Questions regarding the fairness of exclusivity agreements between hand held manufactures and Wireless service providers and their effect on consumers has finally started to get some notice in Washington.
A letter expressing concern over exclusive agreements and how they are affecting consumers has been sent to Michael Copps, the acting chairman of the US Federal Communications Commission (FCC), and was signed by four US senators.
John Kerry – Chairman of the Commerce Subcommittee on Communications, Technology, and the Internet, headed the letter, in which he stressed the urgency of the issue to Copps saying, “act expeditiously should you find that exclusivity agreements unfairly restrict consumer choice or adversely impact competition in the commercial wireless marketplace.

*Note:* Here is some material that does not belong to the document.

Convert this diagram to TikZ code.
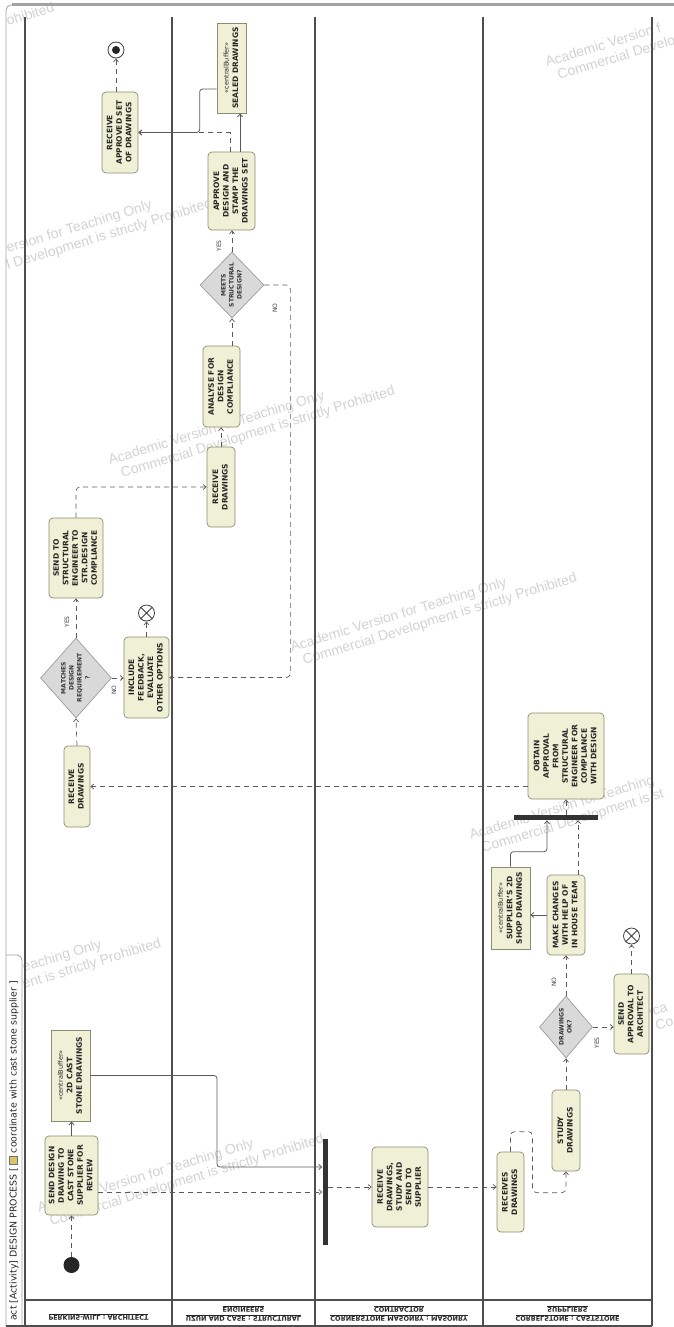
\documentclass[tikz,border=0pt]{standalone}
\usepackage{fontspec}
\setmainfont{DejaVu Sans}
\newfontfamily\wmfont{Liberation Sans}
\usetikzlibrary{arrows.meta,shapes.geometric,calc}
\definecolor{boxfill}{HTML}{F0F0D6}
\definecolor{boxline}{HTML}{8C8C72}
\definecolor{dfill}{HTML}{D9D9D9}
\definecolor{dline}{HTML}{9C9C9C}
\definecolor{flowc}{HTML}{5A5A5A}
\definecolor{lanec}{HTML}{4E4E4E}
\definecolor{framec}{HTML}{A2A2A2}
\definecolor{wmc}{HTML}{D2D2D2}
\definecolor{iconc}{HTML}{D9C468}
\newcommand{\rtxt}[1]{\rotatebox{90}{\begin{tabular}{@{}c@{}}#1\end{tabular}}}
\newcommand{\cbuf}{{\normalfont\fontsize{6.5}{9.5}\selectfont «centralBuffer»}}
\newcommand{\flipt}[1]{\scalebox{1}[-1]{\begin{tabular}{@{}c@{}}#1\end{tabular}}}
\newcommand{\wmark}[2]{%
  \node[wmk] (#1a) at #2 {Academic Version for Teaching Only};
  \node[wmk] (#1b) at ($#2+(12.3,13)$) {Commercial Development is strictly Prohibited};}
\begin{document}
\begin{tikzpicture}[x=1pt,y=-1pt,
  wmk/.style={font=\wmfont\fontsize{14}{16}\selectfont, text=wmc, rotate=17, anchor=base west, inner sep=0pt},
  actbox/.style={draw=boxline, fill=boxfill, rounded corners=4pt, line width=0.7pt, inner sep=0pt,
    font=\fontsize{7.5}{9.5}\selectfont\bfseries, text=black!85},
  objbox/.style={draw=boxline, fill=boxfill, line width=0.7pt, inner sep=0pt,
    font=\fontsize{7.5}{9.5}\selectfont\bfseries, text=black!85},
  decbox/.style={diamond, draw=dline, fill=dfill, line width=0.7pt, inner sep=0pt},
  dtext/.style={font=\fontsize{6}{8}\selectfont\bfseries, text=black!80, inner sep=0pt},
  bar/.style={fill=black!80, inner sep=0pt},
  cf/.style={draw=flowc, line width=0.7pt, dash pattern=on 5pt off 4pt, -{Straight Barb[length=3pt,width=5pt]}},
  of/.style={draw=flowc, line width=0.8pt, -{Straight Barb[length=3pt,width=5pt]}},
  lbl/.style={font=\fontsize{6}{7}\selectfont, text=black!75, inner sep=0pt},
  hdr/.style={font=\fontsize{6.5}{9}\selectfont\bfseries, text=black!85, inner sep=0pt},
  laneline/.style={draw=lanec, line width=1.2pt},
  ffinal/.style={circle, draw=black!75, fill=white, line width=0.8pt, minimum size=16pt, inner sep=0pt}
]
\useasboundingbox (0,0) rectangle (674,1327);
% watermarks (partly outside the frame in the original, only visible parts kept)
\node[wmk] (w1b) at (8,26) {ohibited};
\node[wmk] (w2a) at (547,67) {Academic Version f};
\node[wmk] (w2b) at (559,80) {Commercial Develo};
\node[wmk] (w3a) at (8,253) {ersion for Teaching Only};
\node[wmk] (w3b) at (8,270) {l Development is strictly Prohibited};
\wmark{w4}{(110,465)}
\wmark{w5}{(292,652)}
\node[wmk] (w6a) at (24,972) {eaching Only};
\node[wmk] (w6b) at (24,989) {ent is strictly Prohibited};
\wmark{w7}{(39,1213)}
\node[wmk] (w8a) at (471,840) {Academic Version for Teaching};
\node[wmk] (w8b) at (483,853) {Commercial Development is st};
\node[wmk] (w9a) at (645,1018) {Aca};
\node[wmk] (w9b) at (657,1031) {Co};
% frame
\draw[framec, line width=0.8pt, rounded corners=5pt] (6,1327) -- (6,5) -- (20,5);
\draw[framec, line width=3pt] (12,5) -- (674,5);
\draw[framec, line width=0.8pt, rounded corners=5pt] (22,1327) -- (22,955) -- (6,955);
\node[font=\fontsize{9.4}{11}\selectfont, text=black!85, rotate=90, anchor=west, inner sep=0pt] (title) at (14,1321)
  {act [Activity] DESIGN PROCESS [ {\fboxsep=0pt\fcolorbox{black!55}{iconc}{\rule{0pt}{7pt}\hspace{8pt}}} coordinate with cast stone supplier ]};
% lanes
\foreach \x in {25,172,315,483,652} \draw[laneline] (\x,17) -- (\x,1326);
\draw[laneline] (25,1300) -- (652,1300);
\draw[laneline] (6,1326) -- (652,1326);
\node[hdr] (h1) at (98.5,1317) {\flipt{\underline{PERKINS-WILL : ARCHITECT}}};
\node[hdr] (h2) at (243.5,1314) {\flipt{\underline{UZUN AND CASE : STRUCTURAL}\\\underline{ENGINEERS}}};
\node[hdr] (h3) at (399,1314) {\flipt{\underline{CORNERSTONE MASONRY : MASONRY}\\\underline{CONTRACTOR}}};
\node[hdr] (h4) at (567.5,1314) {\flipt{\underline{CORBELSTONE : CASTSTONE}\\\underline{SUPPLIERS}}};
% architect lane
\node[circle, fill=black!85, minimum size=16pt, inner sep=0pt] (init) at (71.5,1265) {};
\node[actbox, minimum width=53pt, minimum height=79pt] (a1) at (71.5,1175.5) {\rtxt{SEND DESIGN\\DRAWING TO\\CAST STONE\\SUPPLIER FOR\\REVIEW}};
\node[objbox, minimum width=39pt, minimum height=91pt] (o1) at (70.5,1075.5) {\rtxt{\cbuf\\2D CAST\\STONE DRAWINGS}};
\node[actbox, minimum width=26pt, minimum height=81pt] (a2) at (77,786.5) {\rtxt{RECEIVE\\DRAWINGS}};
\node[decbox, minimum width=71pt, minimum height=80pt] (d1) at (76,678) {};
\node[dtext] (d1t) at (d1) {\rtxt{MATCHES\\DESIGN\\REQUIREMENT\\?}};
\node[actbox, minimum width=54pt, minimum height=80pt] (a3) at (76,558) {\rtxt{SEND TO\\STRUCTURAL\\ENGINEER TO\\STR.DESIGN\\COMPLIANCE}};
\node[actbox, minimum width=45pt, minimum height=81pt] (a4) at (146.5,677.5) {\rtxt{INCLUDE\\FEEDBACK,\\EVALUATE\\OTHER OPTIONS}};
\node[ffinal] (ff1) at (146.5,613) {};
\draw[black!75, line width=0.8pt] (ff1.45) -- (ff1.225) (ff1.135) -- (ff1.315);
\node[actbox, minimum width=36pt, minimum height=81pt] (a5) at (120,132.5) {\rtxt{RECEIVE\\APPROVED SET\\OF DRAWINGS}};
\node[ffinal] (fin) at (116,50) {};
\node[circle, fill=black!85, minimum size=8pt, inner sep=0pt] (finin) at (fin) {};
% structural lane
\node[actbox, minimum width=28pt, minimum height=80pt] (a6) at (221,487) {\rtxt{RECEIVE\\DRAWINGS}};
\node[actbox, minimum width=37pt, minimum height=81pt] (a7) at (221.5,386.5) {\rtxt{ANALYSE FOR\\DESIGN\\COMPLIANCE}};
\node[decbox, minimum width=64pt, minimum height=66pt] (d2) at (232,285) {};
\node[dtext] (d2t) at (d2) {\rtxt{MEETS\\STRUCTURAL\\DESIGN?}};
\node[actbox, minimum width=47pt, minimum height=78pt] (a8) at (231.5,191) {\rtxt{APPROVE\\DESIGN AND\\STAMP THE\\DRAWINGS SET}};
\node[objbox, minimum width=29pt, minimum height=90pt] (o2) at (231.5,68) {\rtxt{\cbuf\\SEALED DRAWINGS}};
% masonry lane
\node[bar, minimum width=5pt, minimum height=106pt] (fork) at (325,1192) {};
\node[actbox, minimum width=56pt, minimum height=80pt] (a9) at (400,1187) {\rtxt{RECEIVE\\DRAWINGS,\\STUDY AND\\SEND TO\\SUPPLIER}};
% supplier lane
\node[actbox, minimum width=27pt, minimum height=80pt] (a10) at (510.5,1192) {\rtxt{RECEIVES\\DRAWINGS}};
\node[actbox, minimum width=28pt, minimum height=81pt] (a11) at (566,1130.5) {\rtxt{STUDY\\DRAWINGS}};
\node[decbox, minimum width=53pt, minimum height=62pt] (d3) at (566,1027) {};
\node[dtext] (d3t) at (d3) {\rtxt{DRAWINGS\\OK?}};
\node[actbox, minimum width=35pt, minimum height=80pt] (a12) at (631.5,1014) {\rtxt{SEND\\APPROVAL TO\\ARCHITECT}};
\node[ffinal] (ff2) at (631.5,936) {};
\draw[black!75, line width=0.8pt] (ff2.45) -- (ff2.225) (ff2.135) -- (ff2.315);
\node[actbox, minimum width=38pt, minimum height=80pt] (a13) at (566,915) {\rtxt{MAKE CHANGES\\WITH HELP OF\\IN HOUSE TEAM}};
\node[objbox, minimum width=39pt, minimum height=82pt] (o3) at (510.5,908) {\rtxt{\cbuf\\SUPPLIER'S 2D\\SHOP DRAWINGS}};
\node[bar, minimum width=84pt, minimum height=5pt] (join) at (556,817.5) {};
\node[actbox, minimum width=76pt, minimum height=86pt] (a14) at (566,756) {\rtxt{OBTAIN\\APPROVAL\\FROM\\STRUCTURAL\\ENGINEER FOR\\COMPLIANCE\\WITH DESIGN}};
% connectors
\draw[cf] (init.north) -- (init.north |- a1.south);
\draw[of] (a1.north) -- (a1.north |- o1.south);
\draw[of, rounded corners=3pt] (o1.east) -- (217,1075.5) |- ([yshift=25pt]fork.west);
\draw[cf] (a1.east |- fork.west) -- (fork.west);
\draw[cf] (fork.east |- a9.west) -- (a9.west);
\draw[cf] (a9.east) -- (a10.west |- a9.east);
\draw[cf, rounded corners=4pt] (a10.north) -- ++(0,-20) -- ++(22,0) -- ++(0,61) -| (a11.south);
\draw[cf] (a11.north) -- (d3.south);
\draw[cf] (d3.north) -- (a13.south);
\draw[cf] (d3.east) -- (a12.west |- d3.east);
\draw[cf] (a12.north) -- (ff2.south);
\draw[of] (a13.west) -- (o3.east |- a13.west);
\draw[of, rounded corners=3pt] (o3.north) -- ++(0,-15) -| ([xshift=-9pt]join.south);
\draw[cf] ([xshift=12pt]a13.north) -- ([xshift=12pt]a13.north |- join.south);
\draw[cf] (join.north -| a14.south) -- (a14.south);
\draw[cf] (a14.west |- a2.east) -- (a2.east);
\draw[cf] (a2.north) -- (d1.south);
\draw[cf] (d1.north) -- (a3.south);
\draw[cf] (d1.east) -- (a4.west |- d1.east);
\draw[cf] (a4.north) -- (ff1.south);
\draw[cf, rounded corners=4pt] (a3.north) |- (a6.west);
\draw[cf] (a6.north) -- (a6.north |- a7.south);
\draw[cf] (a7.north -| d2.south) -- (d2.south);
\draw[cf] (d2.north) -- (d2.north |- a8.south);
\draw[cf, rounded corners=4pt] (d2.east) -- ++(26,0) |- (a4.east);
\draw[of] ([xshift=8.5pt]a8.north) -- ([xshift=8.5pt]a8.north |- o2.south);
\draw[cf] ([xshift=-1.5pt]a8.north) |- (a5.east);
\draw[of, rounded corners=3pt] ([yshift=-21pt]o2.west) -- ++(-17,0) |- (a5.east);
\draw[cf] (a5.north -| fin.south) -- (fin.south);
% guard labels
\node[lbl] (yes1) at (67,622) {\rotatebox{90}{YES}};
\node[lbl] (no1) at (114,690) {\rotatebox{90}{NO}};
\node[lbl] (yes2) at (219,246) {\rotatebox{90}{YES}};
\node[lbl] (no2) at (275,308) {\rotatebox{90}{NO}};
\node[lbl] (no3) at (554,982) {\rotatebox{90}{NO}};
\node[lbl] (yes3) at (597,1043) {\rotatebox{90}{YES}};
\end{tikzpicture}
\end{document}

Even though the most notorious exclusivity agreement between Apple and AT&T is not explicitly mentioned in the letter, it’s pretty clear who they are taking punches at. When citing how individual carriers may not take advantage of many hardware capabilities there are direct mentions of the inability to tether and send MMS, the very same issues that brought AT&T boos at WWDC.
Of course Apple and AT&T are not the only companies entering into these types of contracts, in fact this seems to be the way the entire industry is headed. Verizon and The Storm, as well as Sprint and the Palm Pre are two other examples.
The letter was short and to the point mentioning several points that the FCC should look into:
Whether exclusivity agreements are becoming increasingly prevalent between dominant wireless carriers and handset manufacturers;
Whether exclusivity agreements are restricting consumer choice with respect to which handsets are available depending on a consumer’s geographic region, particularly for consumers living in rural America;
Whether exclusivity agreements place limitations on a consumer’s ability to take full advantage of handset technologies, such as the ability to send multimedia messages or the ability to “tether” a device to a computer for internet use;
Whether exclusivity agreements are manipulating the competitive marketplace between commercial wireless carriers. Specifically, whether the ability for a dominant carrier to reach an exclusive agreement with a handset manufacturer is inhibiting the ability of smaller, more regional carriers to compete; and
Whether exclusivity agreements play a role in encouraging or discouraging innovation within the handset marketplace.
The letter was not the first time questions have been raised about these types of agreements, in fact on May 20th, 2008, a petition for a decision to be made on exclusivity agreements was filed by the Rural Cellular Association. Following the petition were numerous comments filed by commercial wireless carriers, different consumer groups, regulatory agencies and handset manufacturers.
The letter comes just days before a senate meeting, which will discuss the issues raised in the letter. The meeting will be held this Wednesday. The hearing will determine if legislative action is needed regarding the issues presented to wireless consumers. With strong opposition from both sides, Wednesdays hearing will undoubtedly be a heated debate.
Could this be the end of the line for AT&T being the exclusive seller of the beloved iPhone? For many who want the iPhone but don’t want AT&T keep your fingers crossed, but don’t throw your hands up in praises yet. Even if a ruling is made that exclusivity agreements are not good for consumers and innovation, it won’t happen overnight. After all, the United States legislative process tends to make even the slowest AT&T Edge connection look fast.